* _Data supplied_:
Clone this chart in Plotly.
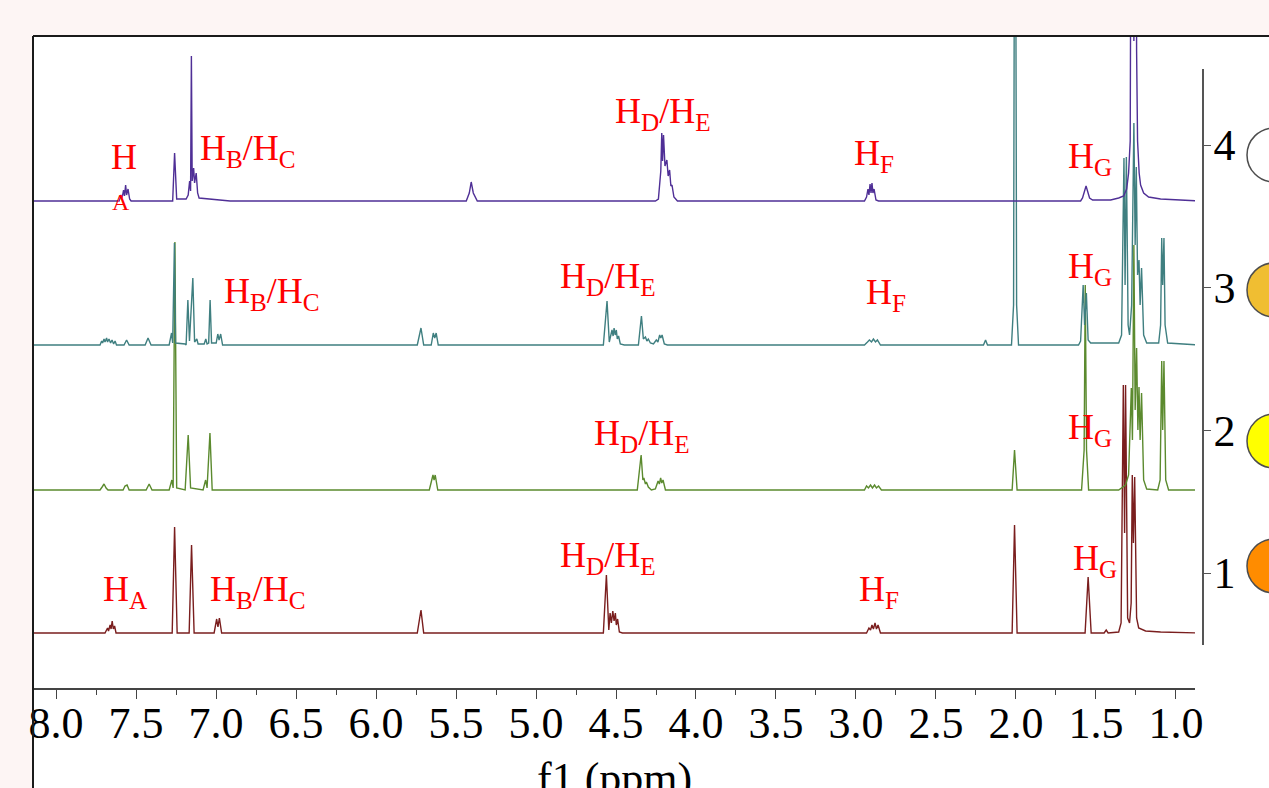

--

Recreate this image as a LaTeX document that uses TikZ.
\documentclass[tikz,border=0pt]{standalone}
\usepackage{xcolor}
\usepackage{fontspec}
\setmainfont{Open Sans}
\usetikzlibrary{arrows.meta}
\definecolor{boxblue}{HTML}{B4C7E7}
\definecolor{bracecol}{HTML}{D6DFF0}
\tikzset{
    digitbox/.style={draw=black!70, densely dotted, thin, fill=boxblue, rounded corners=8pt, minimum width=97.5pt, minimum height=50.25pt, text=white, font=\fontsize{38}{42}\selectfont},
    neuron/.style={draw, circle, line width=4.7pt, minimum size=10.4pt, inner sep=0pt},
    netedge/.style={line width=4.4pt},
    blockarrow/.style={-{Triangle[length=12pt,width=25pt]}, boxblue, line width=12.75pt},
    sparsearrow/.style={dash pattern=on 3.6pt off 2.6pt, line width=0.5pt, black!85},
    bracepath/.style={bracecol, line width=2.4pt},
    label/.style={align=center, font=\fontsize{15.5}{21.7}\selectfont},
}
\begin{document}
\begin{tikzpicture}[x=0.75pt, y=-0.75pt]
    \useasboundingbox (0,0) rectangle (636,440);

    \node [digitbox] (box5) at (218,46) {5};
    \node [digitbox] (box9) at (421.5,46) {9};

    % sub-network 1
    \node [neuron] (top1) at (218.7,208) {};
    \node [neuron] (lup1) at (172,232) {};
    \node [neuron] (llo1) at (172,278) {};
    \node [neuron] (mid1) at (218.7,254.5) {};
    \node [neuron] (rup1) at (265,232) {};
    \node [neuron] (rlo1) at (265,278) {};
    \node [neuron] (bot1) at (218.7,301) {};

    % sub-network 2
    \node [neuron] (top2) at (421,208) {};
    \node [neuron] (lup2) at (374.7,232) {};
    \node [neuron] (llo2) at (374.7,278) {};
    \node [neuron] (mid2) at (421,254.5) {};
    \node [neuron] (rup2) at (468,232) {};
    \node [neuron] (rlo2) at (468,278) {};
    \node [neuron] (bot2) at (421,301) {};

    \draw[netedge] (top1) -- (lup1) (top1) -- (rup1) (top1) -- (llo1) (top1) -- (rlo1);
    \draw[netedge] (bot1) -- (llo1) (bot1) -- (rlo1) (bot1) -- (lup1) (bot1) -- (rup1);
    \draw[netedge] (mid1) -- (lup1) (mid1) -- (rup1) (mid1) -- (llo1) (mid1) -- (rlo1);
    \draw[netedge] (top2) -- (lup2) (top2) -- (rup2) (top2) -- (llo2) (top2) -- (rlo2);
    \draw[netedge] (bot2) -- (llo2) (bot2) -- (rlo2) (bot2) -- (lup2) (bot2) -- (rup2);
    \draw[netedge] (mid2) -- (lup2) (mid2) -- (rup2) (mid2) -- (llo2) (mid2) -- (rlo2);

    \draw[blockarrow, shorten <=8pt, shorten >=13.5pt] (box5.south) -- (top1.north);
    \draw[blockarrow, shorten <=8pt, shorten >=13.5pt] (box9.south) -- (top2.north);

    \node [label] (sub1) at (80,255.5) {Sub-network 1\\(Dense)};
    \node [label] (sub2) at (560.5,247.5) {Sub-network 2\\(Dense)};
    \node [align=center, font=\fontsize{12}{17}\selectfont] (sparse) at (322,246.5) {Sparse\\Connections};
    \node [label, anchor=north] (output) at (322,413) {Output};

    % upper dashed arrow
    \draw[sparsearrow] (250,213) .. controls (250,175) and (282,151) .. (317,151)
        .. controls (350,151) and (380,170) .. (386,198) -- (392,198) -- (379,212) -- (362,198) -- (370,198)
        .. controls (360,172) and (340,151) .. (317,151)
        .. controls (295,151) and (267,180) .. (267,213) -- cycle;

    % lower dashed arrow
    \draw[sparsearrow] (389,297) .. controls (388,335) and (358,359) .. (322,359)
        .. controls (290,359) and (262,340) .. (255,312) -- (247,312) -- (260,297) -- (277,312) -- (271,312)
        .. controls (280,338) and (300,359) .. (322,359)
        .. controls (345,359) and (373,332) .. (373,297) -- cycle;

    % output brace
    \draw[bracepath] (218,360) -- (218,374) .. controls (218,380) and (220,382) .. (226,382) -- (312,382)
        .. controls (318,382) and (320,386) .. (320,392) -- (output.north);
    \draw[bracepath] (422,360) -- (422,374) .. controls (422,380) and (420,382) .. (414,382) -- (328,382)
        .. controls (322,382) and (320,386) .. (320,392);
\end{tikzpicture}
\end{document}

* _Brief_: In the listing above, find the line with "Recreate this image" and the line with "[neuron] (bot2) at", then print exactly those lines and every line between them.

* _Expected answer_:
Recreate this image as a LaTeX document that uses TikZ.
\documentclass[tikz,border=0pt]{standalone}
\usepackage{xcolor}
\usepackage{fontspec}
\setmainfont{Open Sans}
\usetikzlibrary{arrows.meta}
\definecolor{boxblue}{HTML}{B4C7E7}
\definecolor{bracecol}{HTML}{D6DFF0}
\tikzset{
    digitbox/.style={draw=black!70, densely dotted, thin, fill=boxblue, rounded corners=8pt, minimum width=97.5pt, minimum height=50.25pt, text=white, font=\fontsize{38}{42}\selectfont},
    neuron/.style={draw, circle, line width=4.7pt, minimum size=10.4pt, inner sep=0pt},
    netedge/.style={line width=4.4pt},
    blockarrow/.style={-{Triangle[length=12pt,width=25pt]}, boxblue, line width=12.75pt},
    sparsearrow/.style={dash pattern=on 3.6pt off 2.6pt, line width=0.5pt, black!85},
    bracepath/.style={bracecol, line width=2.4pt},
    label/.style={align=center, font=\fontsize{15.5}{21.7}\selectfont},
}
\begin{document}
\begin{tikzpicture}[x=0.75pt, y=-0.75pt]
    \useasboundingbox (0,0) rectangle (636,440);

    \node [digitbox] (box5) at (218,46) {5};
    \node [digitbox] (box9) at (421.5,46) {9};

    % sub-network 1
    \node [neuron] (top1) at (218.7,208) {};
    \node [neuron] (lup1) at (172,232) {};
    \node [neuron] (llo1) at (172,278) {};
    \node [neuron] (mid1) at (218.7,254.5) {};
    \node [neuron] (rup1) at (265,232) {};
    \node [neuron] (rlo1) at (265,278) {};
    \node [neuron] (bot1) at (218.7,301) {};

    % sub-network 2
    \node [neuron] (top2) at (421,208) {};
    \node [neuron] (lup2) at (374.7,232) {};
    \node [neuron] (llo2) at (374.7,278) {};
    \node [neuron] (mid2) at (421,254.5) {};
    \node [neuron] (rup2) at (468,232) {};
    \node [neuron] (rlo2) at (468,278) {};
    \node [neuron] (bot2) at (421,301) {};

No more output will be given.